La fécondation à partir du rucher est la réponse à l’élevage artificiel des reines et permet une meilleure adaptation continue des colonies à leur environnement dans chaque emplacement.

Une étude portant sur plus de 600 colonies, dont la moitié a vécu et essaimé au même endroit pendant quatre ans ou plus, c'est-à-dire sans achats de reines, et l'autre moitié avec des reines achetées, donc non locales, a montré que les colonies adaptées au lieu, étaient supérieures au niveau santé, résistance aux maladies, longévité, douceur et production de miel comparé à celles avec des reines étrangères.

Actuellement, il y a partout en Europe des apiculteurs qui n'ont plus besoin de traiter depuis plus de dix ans contre le varroa, cet acarien qui menace les colonies. La résistance au parasite n'est avérée que dans les colonies adaptées à leur emplacement. Les tentatives pour obtenir depuis quarante ans une résistance au varroa avec l’élevage artificiel des reines, ont échoué jusqu'à présent.

« Les apiculteurs peuvent donc se réjouir grandement de l’essor de l’apiculture depuis peu ; mais cette joie ne durera pas cent ans.»
Rudolf Steiner

 

Photo : Johannes Wirz

Les abeilles et le social


Rudolf Steiner souligne que dans une colonie d'abeilles, seule la reine manifeste « l'Amour » à travers sa sexualité. Parce que toutes ses filles renoncent à la reproduction, son « Amour » se répand librement dans la colonie et maintient le tout dans une cohésion interne. L’Amour est invisible pour les sens, mais on le ressent dans le cœur ou dans l’âme. Ce n’est que lorsque la relation de cœur s’établit avec les abeilles, que leur vie devient observable pour nous.

Chaque fois que je retire un cadre dans mes colonies, je suis enchanté par la beauté et l’harmonie rayonnée par les abeilles. Affairées et sans signe de stress, elles poursuivent leurs nombreuses tâches. Durant leur biographie, les plus jeunes nettoient les cellules après l’éclosion de leurs sœurs ; d’autres nourrissent les larves blanches dans le couvain, d’autres encore sont occupées avec la construction de cire et aideront plus tard à transformer le nectar fragile en miel, un produit d’éternité. Le miel trouvé dans des tombes de pharaons est encore consommable aujourd’hui! Vers la fin du 21ème jour, les abeilles deviennent des gardiennes du trou de vol, avant qu’elles ne récoltent du pollen et du nectar jusqu’à la fin de leur vie. Il n’y a pas de contrôles dans une colonie, contrairement à ce qui se passe dans les usines ou les bureaux. Chaque abeille travaille dans la confiance que chacune donne le meilleur d’elle-même, au service de l’ensemble. Et à chaque instant, elles partagent les provisions disponibles sans conditions.
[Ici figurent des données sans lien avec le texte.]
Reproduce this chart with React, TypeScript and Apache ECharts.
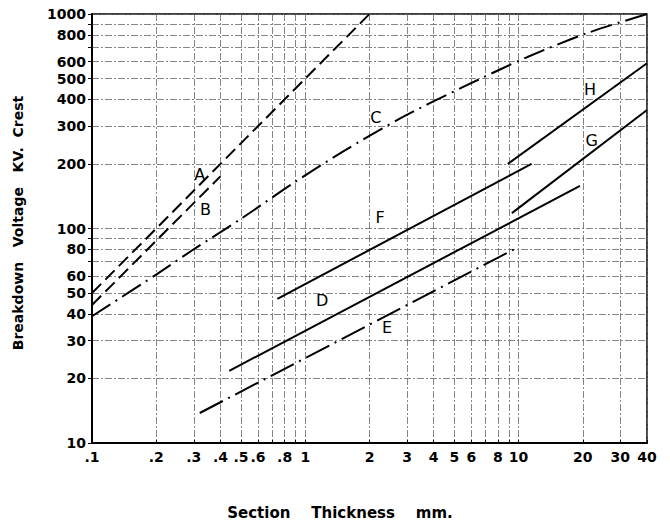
import React, { useEffect, useRef } from "react";
import * as echarts from "echarts";

// gridline values and tick labels
const X_GRID = [0.1, 0.2, 0.3, 0.4, 0.5, 0.6, 0.7, 0.8, 0.9, 1, 2, 3, 4, 5, 6, 7, 8, 9, 10, 20, 30, 40];
const X_LABELS = [0.1, 0.2, 0.3, 0.4, 0.5, 0.6, 0.8, 1, 2, 3, 4, 5, 6, 8, 10, 20, 30, 40];
const Y_GRID = [10, 20, 30, 40, 50, 60, 70, 80, 90, 100, 200, 300, 400, 500, 600, 700, 800, 900, 1000];
const Y_LABELS = [10, 20, 30, 40, 50, 60, 80, 100, 200, 300, 400, 500, 600, 800, 1000];

// curves: [thickness mm, breakdown kV crest]
const lineA = [[0.1, 50], [2, 1000]];
const lineB = [[0.1, 44], [0.4, 175]];
const lineC = [[0.1, 39], [0.2, 61], [0.3, 80], [0.5, 111], [0.88, 163], [1.5, 228], [2.8, 327], [5.5, 457], [11, 630], [21, 815], [40, 1000]];
const lineD = [[0.44, 21.7], [19.4, 158]];
const lineE = [[0.32, 13.8], [10, 82]];
const lineF = [[0.74, 47], [11.5, 200]];
const lineG = [[9.3, 118], [40, 357]];
const lineH = [[8.9, 200], [40, 589]];

// curve letter labels: [name, thickness, kV]
const curveLabels: [string, number, number][] = [
  ["A", 0.32, 179],
  ["B", 0.34, 122],
  ["C", 2.14, 330],
  ["D", 1.2, 46],
  ["E", 2.42, 34.4],
  ["F", 2.24, 113],
  ["G", 22, 256],
  ["H", 21.6, 443],
];

const FONT = "DejaVu Sans";

const fmtX = (v: number) => {
  const s = String(Math.round(v * 10) / 10);
  return s.startsWith("0.") ? s.slice(1) : s;
};

export default function App() {
  const ref = useRef<HTMLDivElement>(null);
  useEffect(() => {
    document.body.style.margin = "0";
    const chart = echarts.init(ref.current!, null, { renderer: "svg" });
    const gridLine = { show: true, lineStyle: { color: "#666", width: 0.8, type: [7, 2, 2, 2] as any } };
    const mkLine = (name: string, data: number[][], type: any, smooth = false) => ({
      name,
      type: "line",
      data,
      symbol: "none",
      smooth: smooth ? 0.3 : false,
      lineStyle: { color: "#000", width: 2, type },
      z: 5,
    });
    chart.setOption({
      animation: false,
      backgroundColor: "#fff",
      grid: {
        left: 92,
        right: 23,
        top: 14,
        bottom: 80,
        show: true,
        borderColor: "#000",
        borderWidth: 1.5,
        backgroundColor: "transparent",
      },
      xAxis: {
        type: "log",
        logBase: 10,
        min: 0.1,
        max: 40,
        axisLine: { show: true, lineStyle: { color: "#000", width: 2 } },
        axisTick: { show: true, inside: true, length: 3, customValues: X_GRID, lineStyle: { color: "#000" } },
        axisLabel: {
          customValues: X_LABELS,
          formatter: (v: number) => fmtX(v),
          color: "#000",
          fontFamily: FONT,
          fontSize: 14,
          fontWeight: "bold",
          margin: 7,
        },
        splitLine: gridLine,
        minorTick: { show: false },
      },
      yAxis: {
        type: "log",
        logBase: 10,
        min: 10,
        max: 1000,
        axisLine: { show: true, lineStyle: { color: "#000", width: 2 } },
        axisTick: { show: true, inside: false, length: 4, customValues: Y_GRID, lineStyle: { color: "#000" } },
        axisLabel: {
          customValues: Y_LABELS,
          formatter: (v: number) => String(Math.round(v)),
          color: "#000",
          fontFamily: FONT,
          fontSize: 14,
          fontWeight: "bold",
          margin: 6,
        },
        splitLine: gridLine,
      },
      series: [
        mkLine("A", lineA, [13, 6]),
        mkLine("B", lineB, [13, 6]),
        mkLine("C", lineC, [22, 6, 2, 6], true),
        mkLine("D", lineD, "solid"),
        mkLine("E", lineE, [26, 6, 2, 6]),
        mkLine("F", lineF, "solid"),
        mkLine("G", lineG, "solid"),
        mkLine("H", lineH, "solid"),
        {
          type: "scatter",
          symbolSize: 1,
          itemStyle: { color: "#fff", opacity: 0 },
          data: curveLabels.map(([n, x, y]) => ({ name: n, value: [x, y] })),
          label: {
            show: true,
            position: "inside",
            formatter: (p: any) => p.name,
            color: "#000",
            fontFamily: FONT,
            fontSize: 16,
            opacity: 1,
          },
          z: 6,
        },
      ],
      graphic: [
        {
          type: "text",
          x: 18,
          y: 223,
          rotation: Math.PI / 2,
          style: {
            text: "Breakdown   Voltage   KV.  Crest",
            fontFamily: FONT,
            fontSize: 14,
            fontWeight: "bold",
            fill: "#000",
            textAlign: "center",
            textVerticalAlign: "middle",
          },
        },
        {
          type: "text",
          x: 340,
          y: 513,
          style: {
            text: "Section    Thickness    mm.",
            fontFamily: FONT,
            fontSize: 15,
            fontWeight: "bold",
            fill: "#000",
            textAlign: "center",
            textVerticalAlign: "middle",
          },
        },
      ],
    });
    return () => chart.dispose();
  }, []);
  return <div ref={ref} style={{ width: 670, height: 523 }} />;
}
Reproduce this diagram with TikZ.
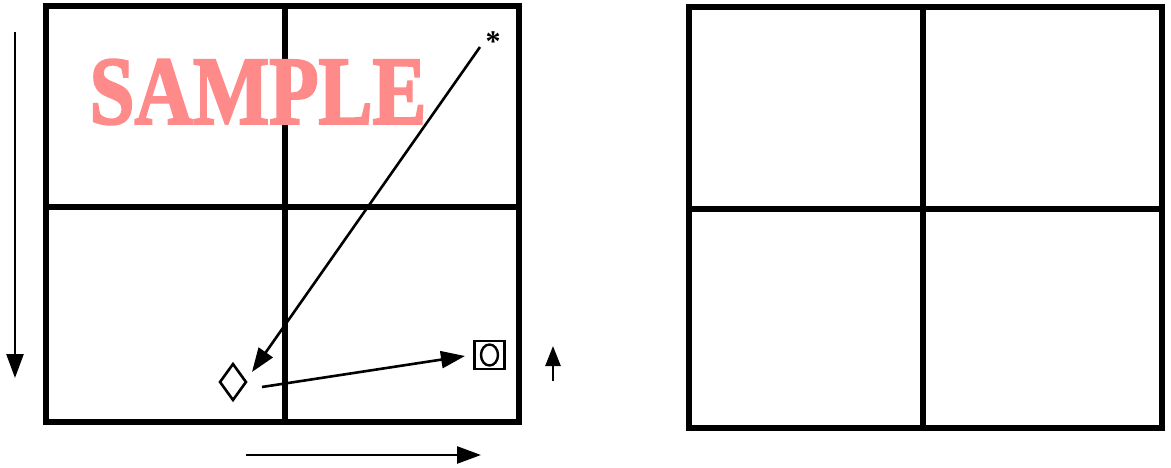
\documentclass[tikz,border=0pt]{standalone}
\usepackage{fontspec}
\setmainfont{Liberation Serif}
\newfontfamily\samplefont[FakeBold=2.5]{Liberation Serif Bold}
\usetikzlibrary{arrows.meta,shapes.geometric}
\definecolor{samplepink}{RGB}{255,138,138}
\tikzset{
  gridline/.style={line width=5.5pt, line cap=rect},
  arr/.style={line width=2.6pt, -{Triangle[length=24pt,width=17pt]}},
  smallarr/.style={line width=2.6pt, -{Triangle[length=20pt,width=15pt]}},
}
\begin{document}
\begin{tikzpicture}[x=1pt,y=-1pt]
\useasboundingbox[fill=white] (0,0) rectangle (1171,468);
% left grid
\draw[gridline] (46,6) rectangle (519,422);
\draw[gridline] (285,6) -- (285,422);
\draw[gridline] (46,207) -- (519,207);
% right grid
\draw[gridline] (689,7) rectangle (1162,428);
\draw[gridline] (923,7) -- (923,428);
\draw[gridline] (689,209) -- (1162,209);
% watermark
\node[text=samplepink, font=\samplefont\fontsize{94}{94}\selectfont, xscale=0.86, yscale=1.03, inner sep=0] (sample) at (258,92) {SAMPLE};
% markers
\node[inner sep=0, font=\bfseries\fontsize{30}{30}\selectfont] (star) at (493,42) {*};
\node[draw, diamond, line width=2.6pt, minimum width=27pt, minimum height=37pt, inner sep=0, aspect=0.73] (dia) at (233,382) {};
\node[draw, line width=2.4pt, minimum width=30pt, minimum height=28pt, inner sep=0] (box) at (489.5,355) {};
\node[draw, ellipse, line width=2.4pt, minimum width=17pt, minimum height=21pt, inner sep=0] (oh) at (489.5,355) {};
% arrows
\coordinate (a1s) at (480,47);
\coordinate (a1e) at (252,372);
\draw[arr] (a1s) -- (a1e);
\coordinate (a2s) at (262,387);
\coordinate (a2e) at (465,356);
\draw[arr] (a2s) -- (a2e);
\coordinate (ls) at (15,32);
\coordinate (le) at (15,378);
\draw[arr] (ls) -- (le);
\coordinate (bs) at (246,455);
\coordinate (be) at (481,455);
\draw[arr] (bs) -- (be);
\coordinate (us) at (553,381);
\coordinate (ue) at (553,346);
\draw[smallarr] (us) -- (ue);
\end{tikzpicture}
\end{document}
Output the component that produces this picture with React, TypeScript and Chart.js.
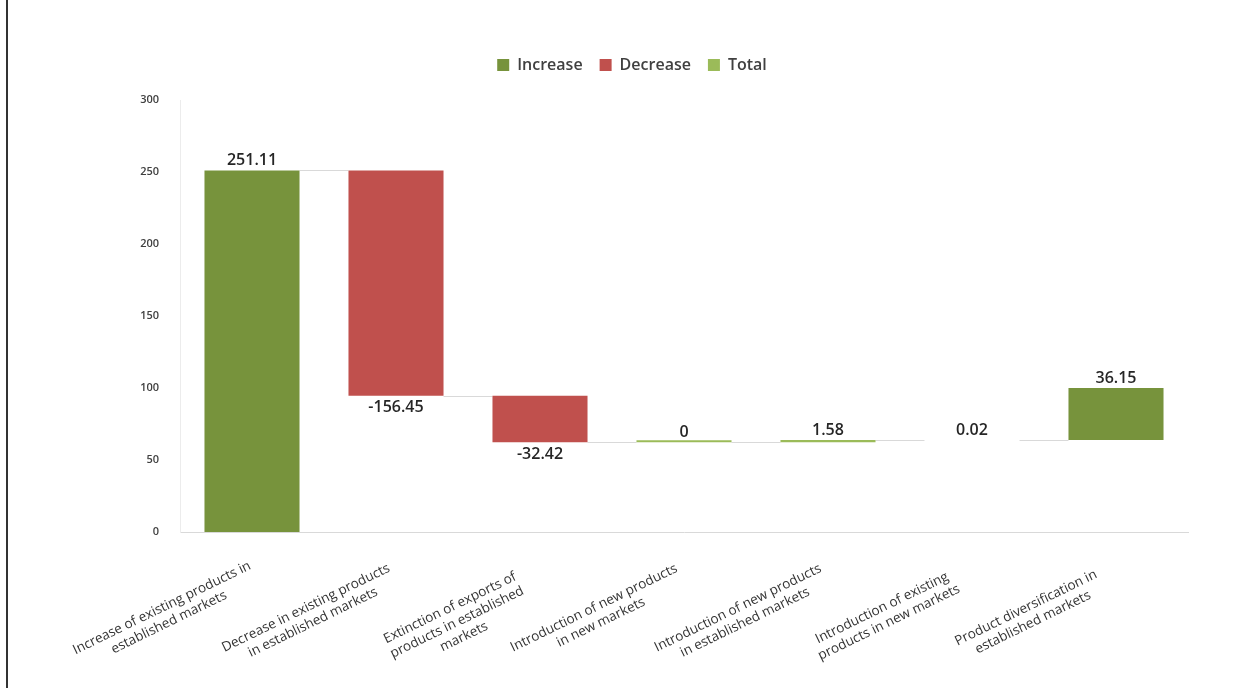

C’est bouleversant et saisissant d’observer qu’en cas de disette aiguë, les animaux meurent collectivement dans la colonie.

Partager en considérant toute la communauté leur est inné. Quand il faut prendre des décisions vitales, par exemple lorsqu’un essaim cherche une nouvelle demeure, des processus sont mis en œuvre dans un « dialogue » pour faire le meilleur choix. Et finalement, la communauté de la colonie s’est développée avec une telle perfection dans le faire-ensemble, que la reine, l’ouvrière et le faux-bourdon ne pourraient survivre seuls.


Impulsion culturelle

Rudolf Steiner a dit un jour que la colonie d’abeille nous montre une image des communautés humaines d’avenir. Qu’en est-il ? Comme les abeilles, nous, les humains, dépendons de la communauté pour survivre et prospérer. Les facultés fondamentales, comme marcher, parler et penser, ne pourraient être développées sans la famille et sans les autres êtres humains. Et si l'on réfléchit au petit-déjeuner, combien de personnes ont été impliquées dans la production, la transformation et la vente du pain, des œufs, du café, du muesli, du lait, du beurre et du fromage ? On réalise combien nous dépendons constamment des autres au quotidien. Ils rendent possible ma liberté et mon énergie, qui peuvent alors rejaillir également sur la communauté.